Tuesday, March 09, 2010

Discovering Something Sad yet Interesting

I was cleaning out my desk drawer at work and came across a picture of David and the kids...on one of our 3 family vacations we took since Rachel was born...she is 13. I started thinking about how I don't think David had ever taken a picture with me and the kids. That is so sad. After a month with a psychologist, I realized that I hadn't loved David throughout most of our marriage and did not respect him in the least. He drank every day and was obnoxious, did some things that were illegal, was controlling and hated my family. Even set up for his sister to watch our children while we drove to my mom's funeral.

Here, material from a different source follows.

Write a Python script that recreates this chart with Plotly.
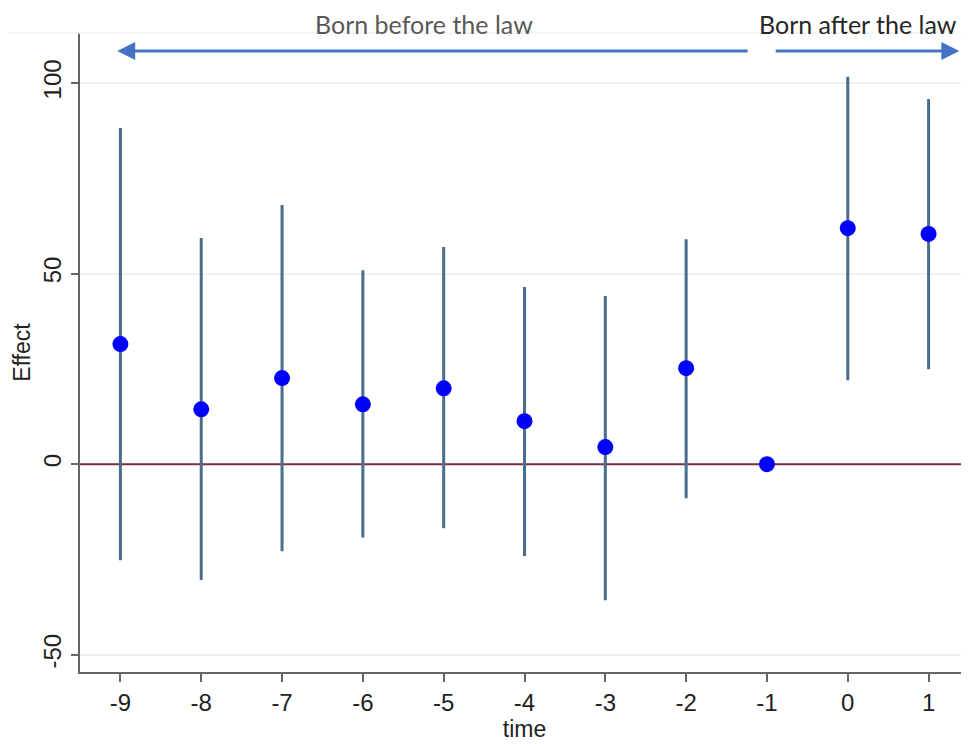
import plotly.graph_objects as go

time = [-9, -8, -7, -6, -5, -4, -3, -2, -1, 0, 1]
effect = [31.5, 14.4, 22.6, 15.7, 19.9, 11.3, 4.5, 25.2, 0.0, 61.9, 60.4]
ci_high = [88.2, 59.3, 68.0, 50.9, 57.0, 46.5, 44.1, 59.0, None, 101.6, 95.8]
ci_low = [-25.2, -30.4, -22.8, -19.2, -16.8, -24.1, -35.7, -8.9, None, 22.0, 24.9]
ytick_vals = [-50, 0, 50, 100]
ytick_text = ["-50", "0", "50", "100"]
xtick_vals = time
xtick_text = ["-9", "-8", "-7", "-6", "-5", "-4", "-3", "-2", "-1", "0", "1"]
x_range = [-9.5, 1.5]
y_range = [-54.5, 113.1]

fig = go.Figure()

# zero reference line
fig.add_trace(go.Scatter(x=x_range, y=[0, 0], mode="lines",
                         line=dict(color="#7a2f3f", width=2),
                         showlegend=False, hoverinfo="skip"))

# confidence interval spikes
for t, lo, hi in zip(time, ci_low, ci_high):
    if lo is None:
        continue
    fig.add_trace(go.Scatter(x=[t, t], y=[lo, hi], mode="lines",
                             line=dict(color="#4b6d8d", width=3),
                             showlegend=False, hoverinfo="skip"))

fig.add_trace(go.Scatter(x=time, y=effect, mode="markers",
                         marker=dict(color="#0000ff", size=16),
                         showlegend=False))

# faint top border
fig.add_shape(type="line", xref="paper", yref="paper", x0=-0.09, x1=1, y0=1, y1=1,
              line=dict(color="#f0f2f2", width=1.5))

tick_font = dict(family="Liberation Sans, Arial", size=24, color="#222222")
title_font = dict(family="Liberation Sans, Arial", size=23, color="#222222")

W, H = 961, 736
M_L, M_R, M_T, M_B = 72, 0, 25, 72

fig.update_layout(
    width=W, height=H,
    margin=dict(l=M_L, r=M_R, t=M_T, b=M_B, autoexpand=False),
    plot_bgcolor="white", paper_bgcolor="white",
    font=dict(family="Liberation Sans, Arial", size=18, color="#222222"),
    xaxis=dict(range=x_range, tickvals=xtick_vals, ticktext=xtick_text,
               ticks="outside", ticklen=8, automargin=False,
               tickcolor="#666666", tickwidth=1.5, showgrid=False, zeroline=False,
               showline=True, linecolor="#666666", linewidth=2,
               title=dict(text="time", standoff=0, font=title_font),
               tickfont=tick_font),
    yaxis=dict(range=y_range, tickvals=ytick_vals, ticktext=ytick_text,
               ticks="outside", ticklen=7, automargin=False,
               tickcolor="#666666", tickwidth=1.5, showgrid=True, gridcolor="#eaf2f3",
               gridwidth=1.5, zeroline=False, showline=True, linecolor="#666666",
               linewidth=2, tickangle=-90,
               title=dict(text="Effect", standoff=2, font=title_font),
               tickfont=tick_font),
)

# arrows
fig.add_annotation(x=-9.04, y=108.4, ax=-1.22, ay=108.4, xref="x", yref="y",
                   axref="x", ayref="y", text="", showarrow=True, arrowhead=2,
                   arrowsize=1.2, arrowwidth=3, arrowcolor="#4472c4")
fig.add_annotation(x=1.38, y=108.4, ax=-0.91, ay=108.4, xref="x", yref="y",
                   axref="x", ayref="y", text="", showarrow=True, arrowhead=2,
                   arrowsize=1.2, arrowwidth=3, arrowcolor="#4472c4")

plot_h = H - M_T - M_B
text_y = 1 + (M_T - 16.5) / plot_h
fig.add_annotation(x=-5.24, y=text_y, xref="x", yref="paper", text="Born before the law",
                   showarrow=False, yanchor="middle", borderpad=0,
                   font=dict(family="Lato, Noto Sans", size=25, color="#595959"))
fig.add_annotation(x=0.13, y=text_y, xref="x", yref="paper", text="Born after the law",
                   showarrow=False, yanchor="middle", borderpad=0,
                   font=dict(family="Lato, Noto Sans", size=25, color="#262626"))

fig.write_html("out.html")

Why wasn't I stronger........and why would he be so controlling and hang on to me when he obviously didn't love me either.

Monday, March 08, 2010

Monday Morning!

Oh, how I tend to dread Mondays. It seems like all I do is work on the weekends and really never rest. But today, I am checking Rachel out early and we are going to possibly visit Dutchtown High. She is so set on not going to Parkview. I have mixed feelings about this but am going to be open about the possibility. In all reality, Parkview is going to be such a financial burden on me.
However, we have to sell our house first!!! I need to paint my bathroom, touch up the kitchen ceiling, replace some planks on the porch, replace a light fixture in the washroom and other light touch ups. The work never stops. Then after we sell the house, I have to find an affordable house in Dutchtown School District....I might have found a neighborhood last night. It's a new one that is being built. We are going to try to find it today after school.
This may be an exciting Monday!!!

Sunday, March 07, 2010

Back to Blogging

Really excited about being on here again. However, I'm really in the mood to vent about this self centered jerk that I used to be married to!! He should write a book about how to distance yourself from your kids or How to be the worst father.
Instead, I'm going to take a deep breath and look forward to church. I'm going to pick up Rachel's bike today and we are going to have fun in the 70* weather. I will worry about the housework later!!!